At some point around 1995 I was given a mixtape that included "Lipgloss" and "Do You Remember the First Time?" from Pulp's His 'n' Hers album, and was an instant fan. But once Different Class came out, I'd pretty much decided that Pulp was a Top 5, and that Jarvis Cocker was perhaps the greatest living lyricist (I haven't really backed away from that opinion since.) As a punk, the themes of class disparity — the working class taking revenge on the bourgeoisie — captured in songs like "I Spy" and the ever-popular "Common People" really resonated with me, and I absolutely loved how content so heady could be delivered in such a slinky, sultry, cynical way. A huge influence, and an all-time favorite.

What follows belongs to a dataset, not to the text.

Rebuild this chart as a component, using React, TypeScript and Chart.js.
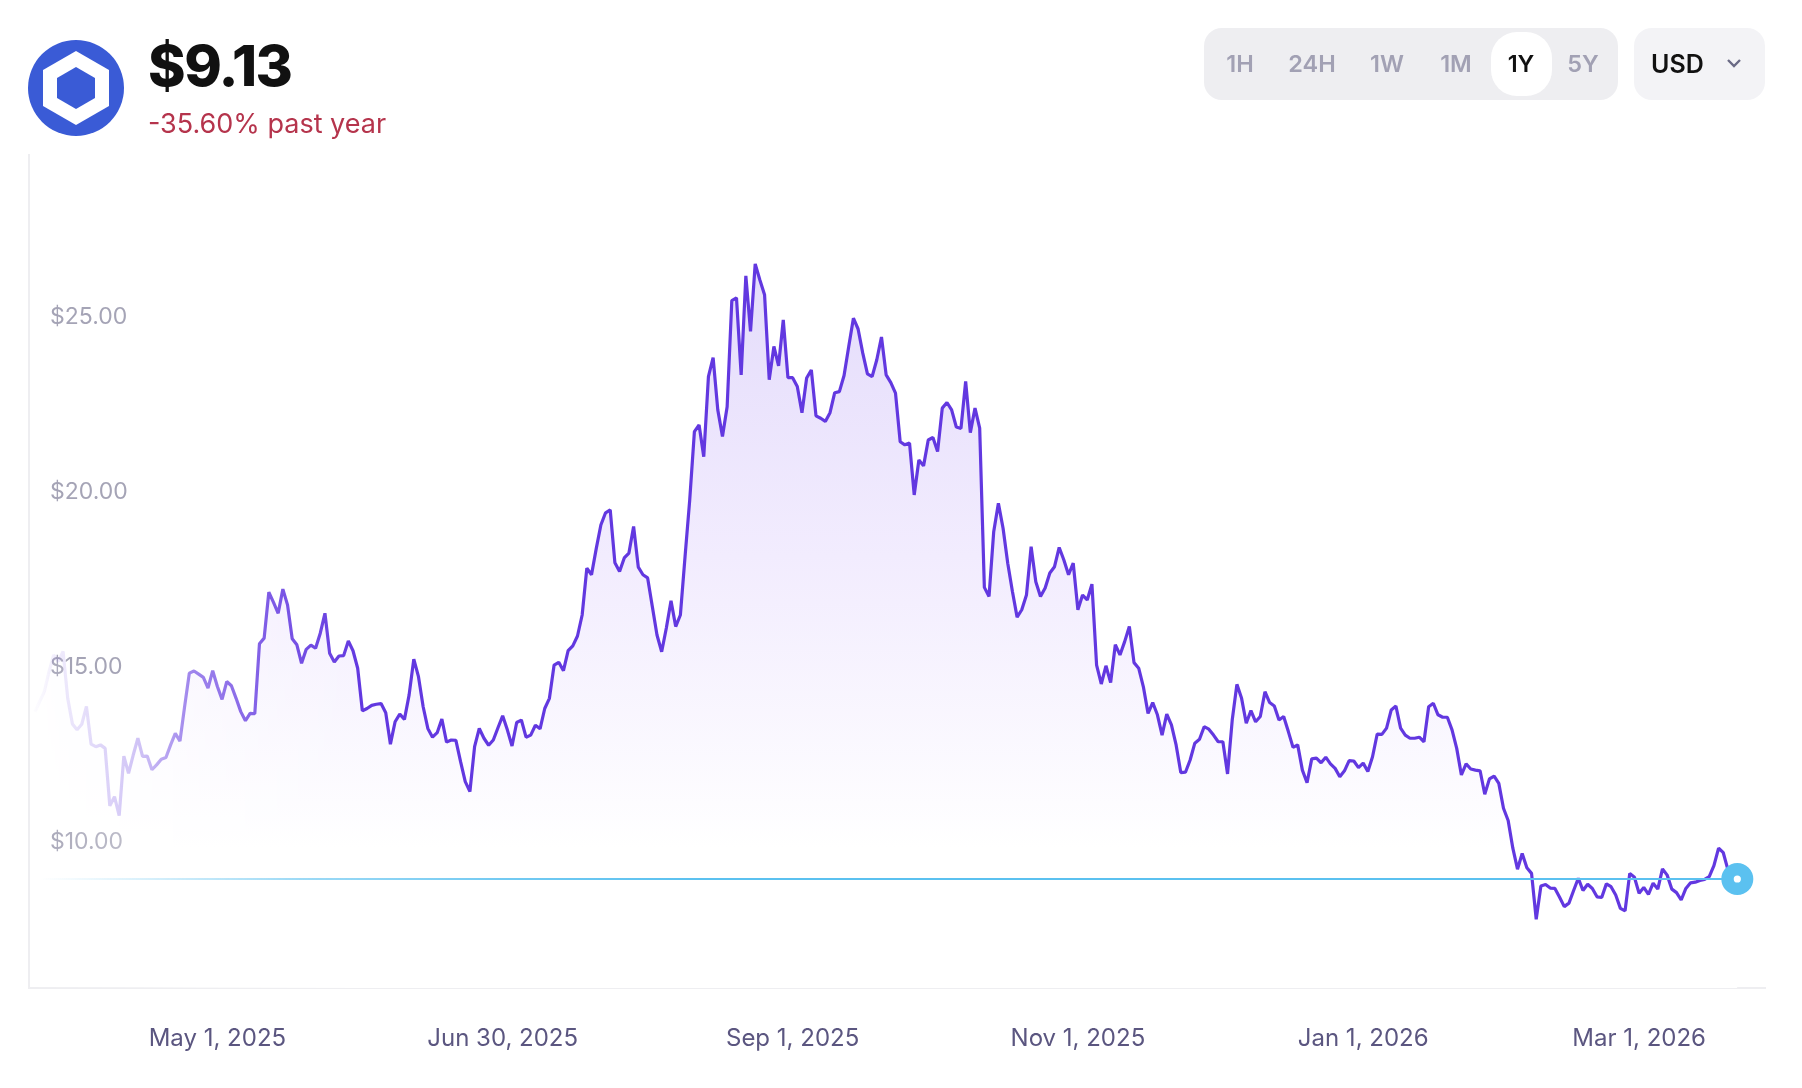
import React, { useEffect, useRef } from "react";
import { Chart, registerables } from "chart.js";

Chart.register(...registerables);

const DAY_MS = 86400000;
const firstDay = Date.UTC(2025, 2, 23);
const axisStartDays = -1.28;
const axisSpanDays = 371.2;

const tickDates = [Date.UTC(2025, 4, 1), Date.UTC(2025, 6, 1), Date.UTC(2025, 8, 1), Date.UTC(2025, 10, 1), Date.UTC(2026, 0, 1), Date.UTC(2026, 2, 1)];
const tickLabels = ["May 1, 2025", "Jun 30, 2025", "Sep 1, 2025", "Nov 1, 2025", "Jan 1, 2026", "Mar 1, 2026"];
const priceTicks = [10, 15, 20, 25];
const rangeOptions = ["1H", "24H", "1W", "1M", "1Y", "5Y"];
const currentPrice = 9.13;
const yMin = 6.016;
const yMax = 29.81;

const prices = [
  13.91, 14.2, 14.48, 15.05, 15.53, 15.34, 15.63, 14.29, 13.56, 13.39, 13.55, 14.06, 12.98, 12.91, 12.96, 12.86,
  11.22, 11.48, 10.94, 12.64, 12.15, 12.67, 13.15, 12.63, 12.64, 12.25, 12.39, 12.55, 12.6, 12.96, 13.29, 13.07,
  14.06, 15.01, 15.07, 14.98, 14.89, 14.58, 15.08, 14.63, 14.26, 14.77, 14.65, 14.29, 13.91, 13.65, 13.86, 13.85,
  15.85, 16.01, 17.32, 17.03, 16.72, 17.41, 16.96, 15.99, 15.82, 15.29, 15.69, 15.81, 15.72, 16.15, 16.72, 15.58,
  15.33, 15.5, 15.51, 15.93, 15.65, 15.15, 13.93, 14.0, 14.09, 14.12, 14.14, 13.88, 12.98, 13.62, 13.84, 13.69,
  14.39, 15.41, 14.91, 14.05, 13.43, 13.18, 13.31, 13.7, 13.04, 13.1, 13.09, 12.48, 11.91, 11.63, 12.91, 13.43,
  13.15, 12.95, 13.1, 13.45, 13.79, 13.39, 12.93, 13.6, 13.67, 13.18, 13.24, 13.52, 13.42, 14.0, 14.29, 15.24,
  15.32, 15.08, 15.65, 15.79, 16.07, 16.67, 18.01, 17.82, 18.56,
  19.24, 19.59, 19.67, 18.16, 17.91, 18.3, 18.44, 19.2, 18.04, 17.82, 17.73, 16.91, 16.1, 15.62, 16.3, 17.08,
  16.34, 16.67, 18.34, 19.96, 21.91, 22.1, 21.19, 23.48, 24.02, 22.53, 21.77, 22.62, 25.65, 25.73, 23.53, 26.36,
  24.77, 26.7, 26.24, 25.82, 23.39, 24.34, 23.79, 25.1, 23.45, 23.45, 23.2, 22.45, 23.44, 23.67, 22.36, 22.29,
  22.2, 22.45, 23.02, 23.05, 23.51, 24.34, 25.15, 24.84, 24.15, 23.56, 23.48, 23.96, 24.61, 23.53, 23.31, 23.01,
  21.62, 21.53, 21.58, 20.1, 21.1, 20.93, 21.67, 21.74, 21.34, 22.58, 22.74, 22.53, 22.04, 22.0, 23.34, 21.88,
  22.58, 22.01, 17.46, 17.2, 19.05, 19.86, 19.15, 18.15, 17.34, 16.61, 16.82, 17.24, 18.62, 17.62, 17.2, 17.44,
  17.87, 18.05, 18.6, 18.24, 17.82, 18.15, 16.82, 17.24, 17.1, 17.55, 15.24, 14.7, 15.22, 14.74, 15.82, 15.53,
  15.91, 16.34, 15.31, 15.15, 14.62, 13.86, 14.17, 13.82, 13.24, 13.84, 13.53, 12.96, 12.17, 12.18, 12.53, 13.01,
  13.12, 13.48, 13.41, 13.24, 13.05, 13.05, 12.13, 13.67, 14.69, 14.29, 13.58, 13.94, 13.62, 13.77, 14.48, 14.17,
  14.07, 13.67, 13.77, 13.34, 12.89, 12.96, 12.24, 11.88, 12.56, 12.58, 12.45, 12.61, 12.42, 12.29, 12.05, 12.22,
  12.51, 12.5, 12.31, 12.44, 12.2, 12.62, 13.27, 13.26, 13.44, 13.96, 14.07, 13.44, 13.24, 13.15, 13.15, 13.18,
  13.05, 14.05, 14.15, 13.82, 13.75, 13.75, 13.39, 12.86, 12.1, 12.42, 12.27, 12.24, 12.22, 11.55, 11.99, 12.07,
  11.86, 11.15, 10.8, 10.01, 9.41, 9.86, 9.45, 9.29, 7.98, 8.93, 8.97, 8.87, 8.86, 8.61, 8.34, 8.44,
  8.8, 9.15, 8.8, 8.98, 8.86, 8.62, 8.6, 8.99, 8.91, 8.67, 8.29, 8.22, 9.29, 9.18, 8.72, 8.89,
  8.69, 9.01, 8.84, 9.42, 9.24, 8.84, 8.74, 8.53, 8.86, 9.02, 9.04, 9.09, 9.12, 9.2, 9.51, 10.01,
  9.88, 9.39, 9.13, 9.13,
];

const FONT = "Inter, sans-serif";
const LINE = [98, 56, 224];
const BLUE = [91, 193, 240];

function fade(ctx: CanvasRenderingContext2D, rgb: number[], stops: [number, number][]) {
  const g = ctx.createLinearGradient(30, 0, 1000, 0);
  stops.forEach(([px, a]) => g.addColorStop((px - 30) / 970, `rgba(${rgb[0]},${rgb[1]},${rgb[2]},${a})`));
  return g;
}

const lineFade: [number, number][] = [[30, 0], [60, 0.1], [100, 0.2], [140, 0.3], [190, 0.6], [270, 0.82], [360, 1], [1000, 1]];
const blueFade: [number, number][] = [[40, 0], [150, 0.25], [300, 0.6], [500, 0.85], [700, 1], [1000, 1]];

function fillPattern(chart: Chart) {
  const off = document.createElement("canvas");
  off.width = chart.width;
  off.height = chart.height;
  const c = off.getContext("2d")!;
  const y = chart.scales.y;
  const v = c.createLinearGradient(0, y.getPixelForValue(26.7), 0, y.getPixelForValue(10));
  v.addColorStop(0, "rgb(228,220,251)");
  v.addColorStop(0.5, "rgb(242,236,254)");
  v.addColorStop(1, "rgb(255,255,255)");
  c.fillStyle = v;
  c.fillRect(0, 0, off.width, off.height);
  c.globalCompositeOperation = "destination-in";
  c.fillStyle = fade(c, [0, 0, 0], lineFade);
  c.fillRect(0, 0, off.width, off.height);
  return chart.ctx.createPattern(off, "no-repeat")!;
}

export default function App() {
  const ref = useRef<HTMLCanvasElement>(null);
  useEffect(() => {
    const dated = prices.map((y, i) => ({ x: firstDay + i * DAY_MS, y }));
    const last = prices.length - 1;
    let pattern: CanvasPattern | null = null;
    const chart = new Chart(ref.current!, {
      type: "line",
      data: {
        datasets: [
          {
            data: prices.map((_, i) => ({ x: firstDay + i * DAY_MS, y: currentPrice })),
            borderWidth: 2,
            borderColor: (c: any) => (c.chart.chartArea ? fade(c.chart.ctx, BLUE, blueFade) : "transparent"),
            fill: false,
            tension: 0,
            pointRadius: (c: any) => (c.dataIndex === last ? 9.8 : 0),
            pointBorderWidth: 12.4,
            pointBackgroundColor: "#ffffff",
            pointBorderColor: "rgb(91,193,240)",
          },
          {
            data: dated,
            borderWidth: 3.2,
            borderJoinStyle: "bevel",
            borderColor: (c: any) => (c.chart.chartArea ? fade(c.chart.ctx, LINE, lineFade) : "transparent"),
            backgroundColor: (c: any) => {
              if (!c.chart.chartArea) return "transparent";
              if (!pattern) pattern = fillPattern(c.chart);
              return pattern;
            },
            fill: "start",
            tension: 0,
            pointRadius: 0,
          },
        ],
      },
      options: {
        animation: false,
        responsive: false,
        layout: { padding: { top: 155, right: 37, left: 0, bottom: 0 } },
        plugins: { legend: { display: false }, tooltip: { enabled: false } },
        events: [],
        scales: {
          x: {
            type: "linear",
            min: firstDay + axisStartDays * DAY_MS,
            max: firstDay + (axisStartDays + axisSpanDays) * DAY_MS,
            afterBuildTicks: (s: any) => {
              s.ticks = tickDates.map((value) => ({ value }));
            },
            afterFit: (s: any) => {
              s.height = 100;
            },
            grid: { display: false, drawTicks: false },
            border: { display: true, color: "#eeeef1", width: 2 },
            ticks: {
              autoSkip: false,
              maxRotation: 0,
              padding: 36,
              color: "#5b5680",
              font: { family: FONT, size: 24 },
              callback: (v: any) => tickLabels[tickDates.indexOf(v)],
            },
          },
          y: {
            min: yMin,
            max: yMax,
            afterBuildTicks: (s: any) => {
              s.ticks = priceTicks.map((value) => ({ value }));
            },
            afterFit: (s: any) => {
              s.width = 29;
            },
            grid: { display: false, drawTicks: false },
            border: { display: true, color: "#eeeef1", width: 2 },
            ticks: {
              mirror: true,
              padding: 21,
              labelOffset: -6,
              color: "#a5a4b6",
              font: { family: FONT, size: 23 },
              callback: (v: any) => `$${Number(v).toFixed(2)}`,
            },
          },
        },
      },
    } as any);
    return () => chart.destroy();
  }, []);

  const centers = [1240, 1312, 1387, 1456, 1521, 1583];
  return (
    <div style={{ position: "fixed", left: 0, top: 0, width: 1802, height: 1088, background: "#fff", overflow: "hidden", fontFamily: FONT }}>
      <canvas ref={ref} width={1802} height={1088} style={{ position: "absolute", left: 0, top: 0, display: "block" }} />
      <svg style={{ position: "absolute", left: 28, top: 40 }} width={96} height={96} viewBox="0 0 96 96">
        <circle cx={48} cy={48} r={48} fill="#3a5bd6" />
        <path d="M48 11 L81 30 L81 66 L48 85 L15 66 L15 30 Z" fill="#fff" />
        <path d="M48 27 L67 38 L67 58 L48 69 L29 58 L29 38 Z" fill="#3a5bd6" />
      </svg>
      <div style={{ position: "absolute", left: 148, top: 28, fontSize: 57, lineHeight: "76px", fontWeight: 800, color: "#111", letterSpacing: -1.5 }}>$9.13</div>
      <div style={{ position: "absolute", left: 148, top: 106, fontSize: 27, lineHeight: "36px", color: "#b5344c" }}>-35.60% past year</div>
      <div style={{ position: "absolute", left: 1204, top: 28, width: 414, height: 72, borderRadius: 18, background: "#eeeef1" }} />
      <div style={{ position: "absolute", left: 1491, top: 32, width: 61, height: 64, borderRadius: 26, background: "#fff" }} />
      {rangeOptions.map((t, i) => (
        <div key={t} style={{ position: "absolute", left: centers[i] - 40, width: 80, top: 46, lineHeight: "36px", textAlign: "center", fontSize: 23.5, fontWeight: 600, color: t === "1Y" ? "#111" : "#a2a1b4" }}>{t}</div>
      ))}
      <div style={{ position: "absolute", left: 1634, top: 28, width: 131, height: 72, borderRadius: 18, background: "#f3f3f6" }} />
      <div style={{ position: "absolute", left: 1651, top: 46, lineHeight: "36px", fontSize: 25, fontWeight: 600, color: "#111" }}>USD</div>
      <svg style={{ position: "absolute", left: 1725, top: 57 }} width={18} height={14} viewBox="0 0 18 14">
        <path d="M3 3 L9 9 L15 3" fill="none" stroke="#6a6a85" strokeWidth={2.4} />
      </svg>
    </div>
  );
}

I'd written a pretty long thing about Randy Newman here, but have decided for whatever reason that I needed to delete it and talk about Black Moon instead. In the early '90s, my love of hip-hop was deep, and revolved mainly around Native Tongues artists and the sound spawned from that collective — the jazzy, witty positivity and that whole daisy aesthetic. Black Moon's Enta da Stage had all of the same smarts and smoothness, but offered something that a lot of those other artists couldn't deliver on: grit. The album ticked off all the familiar boxes for me, but introduced an element of darkness that never felt showy or insincere. It was thick and moody. Too backpacky to be gangster rap, but too gangster to fall into the same bucket as artists like De La Soul or Tribe. Buckshot's flow on that album is fucking tremendous. His cadences and phrasing are playful and varied and just absolutely top notch, and the album quickly rocketed him to the top of my Favorite Emcees list. Enta da Stage was also my introduction to the entire Duck Down/Boot Camp Clik universe, and subsequently to many of my favorite artists and emcees of the genre. I'm not sure how/if they've influenced me, but I think the mood of Enta da Stage has a lot of conflicting elements, and my music seems to as well. So... maybe.